Para ser franco, Bush está paralisado porque as opções são péssimas. Um ataque militar às instalações nucleares da Coréia do Norte poderia ter sido uma opção no início da década de 1990, mas hoje não sabemos onde o plutônio e o urânio estão armazenados, portanto uma investida militar talvez consiga pouco - além de desencadear uma nova guerra com a Coréia. Para preencher o tempo, Bush tem procurado realizar conversações multilaterais sobre a Coréia do Norte, mas não se chegou a lugar nenhum.

Então, o que poderia funcionar? Uma opção é o caminho que Richard Nixon escolheu com a China maoísta. Seria um compromisso resoluto com Pyongyang, conduzindo para uma "grande barganha" na qual Kim Jong-il abriria mão de seu programa nuclear em troca de laços políticos e econômicos com a comunidade internacional.

Isso tem a vantagem de que a melhor aposta para derrubar Kim, o Querido Líder, não é o isolamento, mas o contato com o mundo exterior.

Um fantástico novo livro sobre a Coréia do Norte, Under the Loving Care of the Fatherly Leader (Sob os Cuidados Amorosos do Líder Paternal) de autoria de Bradley Martin, demonstra como aqueles poucos vislumbres que os norte-coreanos tiveram do mundo exterior - trabalhando em madeireiras na Rússia ou fazendo viagens furtivas à China - têm ajudado a minar o regime de Kim. Porém os ocidentais na realidade têm cooperado com ele, ajudando-o a manter suas fronteiras lacradas.

A China e a Coréia do Sul ao menos têm uma estratégia para mudar a Coréia do Norte: incentivar o capitalismo, mercados e investimentos externos. Comerciantes chineses, telefones celulares e rádios já estão espalhados nas áreas de fronteira e estão fazendo mais para enfraquecer o Querido Líder que qualquer coisa que Bush esteja fazendo.

A Coréia do Norte é o país mais soturno e totalitário que já visitei. Em comparação com ela até o Iraque de Saddam Hussein parece normal.

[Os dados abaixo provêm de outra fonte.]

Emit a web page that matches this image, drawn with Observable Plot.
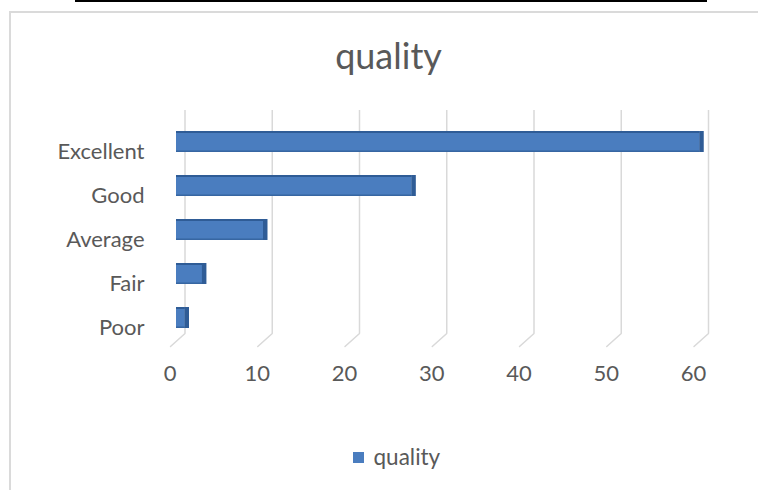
<!DOCTYPE html>
<html>
<head>
<meta charset="utf-8">
<script src="https://cdn.jsdelivr.net/npm/d3@7"></script>
<script src="https://cdn.jsdelivr.net/npm/@observablehq/plot@0.6"></script>
<style>
  html, body { margin: 0; padding: 0; background: #fff; }
  #wrap { position: relative; width: 758px; height: 490px; overflow: hidden; }
  #topline { position: absolute; left: 75px; top: 0; width: 632px; height: 2px; background: #000; }
  #border { position: absolute; left: 9px; top: 11px; width: 760px; height: 500px; border: 2px solid #dadada; }
  #chart { position: absolute; left: 0; top: 0; }
</style>
</head>
<body>
<div id="wrap">
  <div id="topline"></div>
  <div id="border"></div>
  <div id="chart"></div>
</div>
<script>
// Survey answers per quality rating
const categories = ["Excellent", "Good", "Average", "Fair", "Poor"];
const counts = [60, 27, 10, 3, 1];
const xTicks = [0, 10, 20, 30, 40, 50, 60];
const seriesName = "quality";

const rows = categories.map((category, i) => ({category, value: counts[i]}));

const font = "Lato, 'Open Sans', sans-serif";
const ink = "#595959";
const face = "#4a7dbf";
const edge = "#2f5c96";
const grid = "#d9d9d9";

// a plain line segment for the floor edges of the back wall
const segment = {draw(context, length) { context.moveTo(0, 0); context.lineTo(0, -length); }};

const chart = Plot.plot({
  width: 758,
  height: 490,
  marginTop: 110,
  marginBottom: 157,
  marginLeft: 0,
  marginRight: 0,
  style: {fontFamily: font, background: "transparent", color: ink},
  x: {domain: [0, 60], range: [169.5, 693], axis: null},
  y: {domain: categories, range: [119.5, 340], paddingInner: 0.52, paddingOuter: 0.26, axis: null},
  marks: [
    // back-wall gridlines and their floor edges
    Plot.ruleX(xTicks, {dx: 15, stroke: grid, strokeWidth: 1.5}),
    Plot.vector(xTicks, {x: d => d, frameAnchor: "bottom", dx: 15, length: 19.5, rotate: 228,
      anchor: "start", shape: segment, stroke: grid, strokeWidth: 1.5}),
    // bars: front face, top and bottom edges, end face
    Plot.barX(rows, {x: "value", y: "category", fill: face, dx: 6.5}),
    Plot.barX(rows, {x: "value", y: "category", fill: edge, dx: 6.5, insetBottom: 19}),
    Plot.barX(rows, {x: "value", y: "category", fill: edge, dx: 6.5, insetTop: 19.5, fillOpacity: 0.7}),
    Plot.tickX(rows, {x: "value", y: "category", dx: 8, stroke: edge, strokeWidth: 4.5}),
    // category labels
    Plot.text(categories, {x: 0, y: d => d, text: d => d, textAnchor: "end", dx: -25.5, dy: 10,
      fontSize: 22, fill: ink}),
    // value axis labels
    Plot.text(xTicks, {x: d => d, text: d => String(d), frameAnchor: "bottom", lineAnchor: "middle",
      dy: 40, fontSize: 22, fill: ink}),
    // title
    Plot.text([seriesName], {text: d => d, frameAnchor: "top", lineAnchor: "middle", dx: 9, dy: -53,
      fontSize: 36, fill: ink}),
    // legend
    Plot.dot([seriesName], {frameAnchor: "bottom", dx: -21, dy: 124, symbol: "square", r: 6.2, fill: face}),
    Plot.text([seriesName], {text: d => d, frameAnchor: "bottom", lineAnchor: "middle", dx: -6, dy: 124,
      textAnchor: "start", fontSize: 22.5, fill: ink})
  ]
});

document.getElementById("chart").append(chart);
</script>
</body>
</html>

Dei-me conta de como o país inteiro é arregimentado quando escolhi duas garotas a esmo na rua para uma entrevista numa viagem de 1989. Elas começaram a elogiar seus líderes recitando frases idênticas, num uníssono perfeito.

Em seu novo livro, Martin conta a história de um assessor do Querido Líder que, bêbado, contou à mulher sobre as amantes do chefe. A mulher, aparentemente uma crente verdadeira no sistema norte-coreano, ficou escandalizada e escreveu uma carta à cúpula do governo protestando contra a imoralidade.

O Querido Líder fez com que a mulher fosse levada até ele, acusou-a perante uma multidão e ordenou que fosse morta a tiros. O marido implorou que fosse ele o autor dos disparos. Acedendo gentilmente, Kim lhe entregou uma arma para que matasse a própria esposa.

Portanto, esse é um regime não apenas ameaçador, mas também monstruoso. Bush está certo em considerá-lo com relutância. Mas a política americana em relação à Coréia do Norte nos últimos quatro anos só serviu para fortalecer Kim e permitir que ele multiplicasse seu arsenal nuclear muitas vezes.

O risco é que Bush reaja ao fracasso da política do seu primeiro mandato adotando uma linha mais dura nos próximos meses, buscando sanções do Conselho de Segurança (que não vai conseguir) e por último, impondo algum tipo de quarentena naval (bloqueio naval em torno da costa de um país). Isso serviria apenas para fortalecer o domínio de Kim, assim como levar ao risco de irrupção de uma guerra na península coreana. Um estudo feito pelo Pentágono na década de 1990 previu que tal guerra poderia matar 1 milhão de pessoas.

Em resumo, nossa maneira desastrada de tratar a Coréia do Norte tem sido estarrecedora - e logo poderá piorar.